• _Data shown_:
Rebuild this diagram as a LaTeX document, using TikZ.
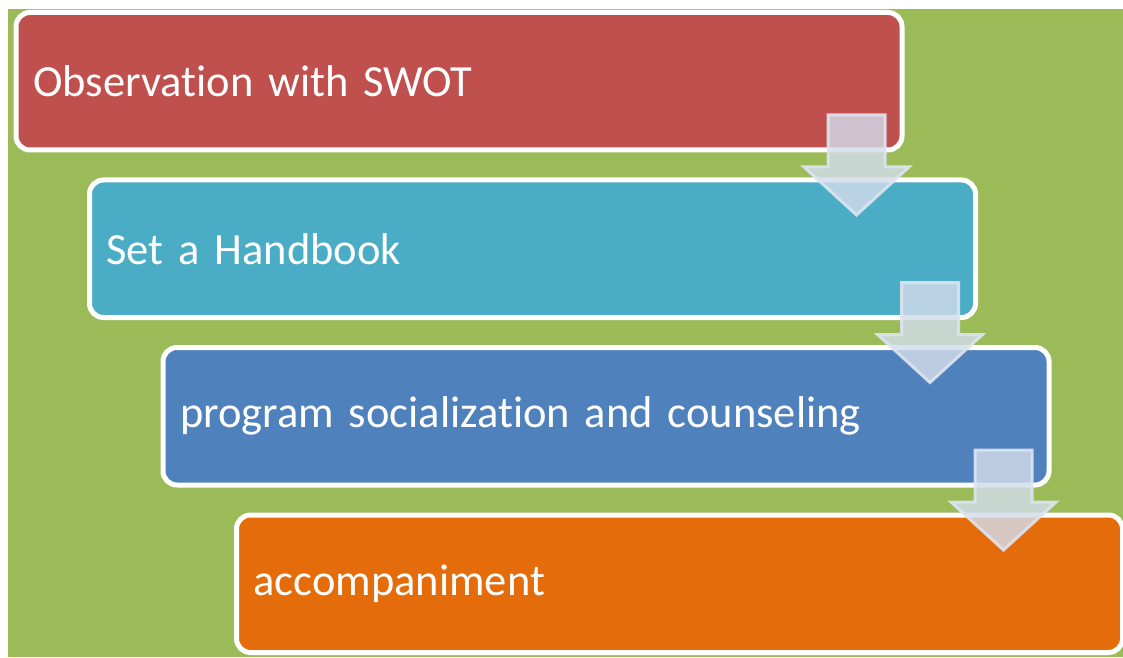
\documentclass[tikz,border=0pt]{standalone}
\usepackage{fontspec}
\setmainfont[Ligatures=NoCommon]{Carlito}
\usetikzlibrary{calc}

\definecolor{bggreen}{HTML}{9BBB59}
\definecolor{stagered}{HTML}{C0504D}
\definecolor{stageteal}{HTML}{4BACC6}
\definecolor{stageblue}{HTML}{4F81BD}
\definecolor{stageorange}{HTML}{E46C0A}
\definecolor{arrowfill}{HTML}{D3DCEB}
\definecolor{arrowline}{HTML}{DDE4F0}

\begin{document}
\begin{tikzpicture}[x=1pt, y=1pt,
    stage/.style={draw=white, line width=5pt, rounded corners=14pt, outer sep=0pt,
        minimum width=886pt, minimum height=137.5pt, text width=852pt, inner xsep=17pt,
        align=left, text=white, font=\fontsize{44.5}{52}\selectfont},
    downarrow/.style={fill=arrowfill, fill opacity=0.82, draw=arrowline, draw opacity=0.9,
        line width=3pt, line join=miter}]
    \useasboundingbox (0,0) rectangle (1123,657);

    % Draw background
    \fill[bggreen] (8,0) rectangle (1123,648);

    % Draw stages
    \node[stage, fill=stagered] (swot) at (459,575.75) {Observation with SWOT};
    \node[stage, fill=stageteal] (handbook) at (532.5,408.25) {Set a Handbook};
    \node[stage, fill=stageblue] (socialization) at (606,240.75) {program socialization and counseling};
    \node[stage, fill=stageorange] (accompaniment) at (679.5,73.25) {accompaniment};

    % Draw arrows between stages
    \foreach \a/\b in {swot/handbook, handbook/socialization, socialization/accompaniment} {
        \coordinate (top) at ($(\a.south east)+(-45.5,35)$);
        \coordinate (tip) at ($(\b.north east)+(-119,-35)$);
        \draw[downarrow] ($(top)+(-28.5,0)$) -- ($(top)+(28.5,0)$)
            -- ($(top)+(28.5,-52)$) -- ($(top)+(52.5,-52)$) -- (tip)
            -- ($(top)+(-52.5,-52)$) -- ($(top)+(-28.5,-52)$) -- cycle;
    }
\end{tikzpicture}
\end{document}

• _Requirements_: Copy out all of the material exactly as written, without its pictures.

• _The reply_:
Rebuild this diagram as a LaTeX document, using TikZ.
\documentclass[tikz,border=0pt]{standalone}
\usepackage{fontspec}
\setmainfont[Ligatures=NoCommon]{Carlito}
\usetikzlibrary{calc}

\definecolor{bggreen}{HTML}{9BBB59}
\definecolor{stagered}{HTML}{C0504D}
\definecolor{stageteal}{HTML}{4BACC6}
\definecolor{stageblue}{HTML}{4F81BD}
\definecolor{stageorange}{HTML}{E46C0A}
\definecolor{arrowfill}{HTML}{D3DCEB}
\definecolor{arrowline}{HTML}{DDE4F0}

\begin{document}
\begin{tikzpicture}[x=1pt, y=1pt,
    stage/.style={draw=white, line width=5pt, rounded corners=14pt, outer sep=0pt,
        minimum width=886pt, minimum height=137.5pt, text width=852pt, inner xsep=17pt,
        align=left, text=white, font=\fontsize{44.5}{52}\selectfont},
    downarrow/.style={fill=arrowfill, fill opacity=0.82, draw=arrowline, draw opacity=0.9,
        line width=3pt, line join=miter}]
    \useasboundingbox (0,0) rectangle (1123,657);

    % Draw background
    \fill[bggreen] (8,0) rectangle (1123,648);

    % Draw stages
    \node[stage, fill=stagered] (swot) at (459,575.75) {Observation with SWOT};
    \node[stage, fill=stageteal] (handbook) at (532.5,408.25) {Set a Handbook};
    \node[stage, fill=stageblue] (socialization) at (606,240.75) {program socialization and counseling};
    \node[stage, fill=stageorange] (accompaniment) at (679.5,73.25) {accompaniment};

    % Draw arrows between stages
    \foreach \a/\b in {swot/handbook, handbook/socialization, socialization/accompaniment} {
        \coordinate (top) at ($(\a.south east)+(-45.5,35)$);
        \coordinate (tip) at ($(\b.north east)+(-119,-35)$);
        \draw[downarrow] ($(top)+(-28.5,0)$) -- ($(top)+(28.5,0)$)
            -- ($(top)+(28.5,-52)$) -- ($(top)+(52.5,-52)$) -- (tip)
            -- ($(top)+(-52.5,-52)$) -- ($(top)+(-28.5,-52)$) -- cycle;
    }
\end{tikzpicture}
\end{document}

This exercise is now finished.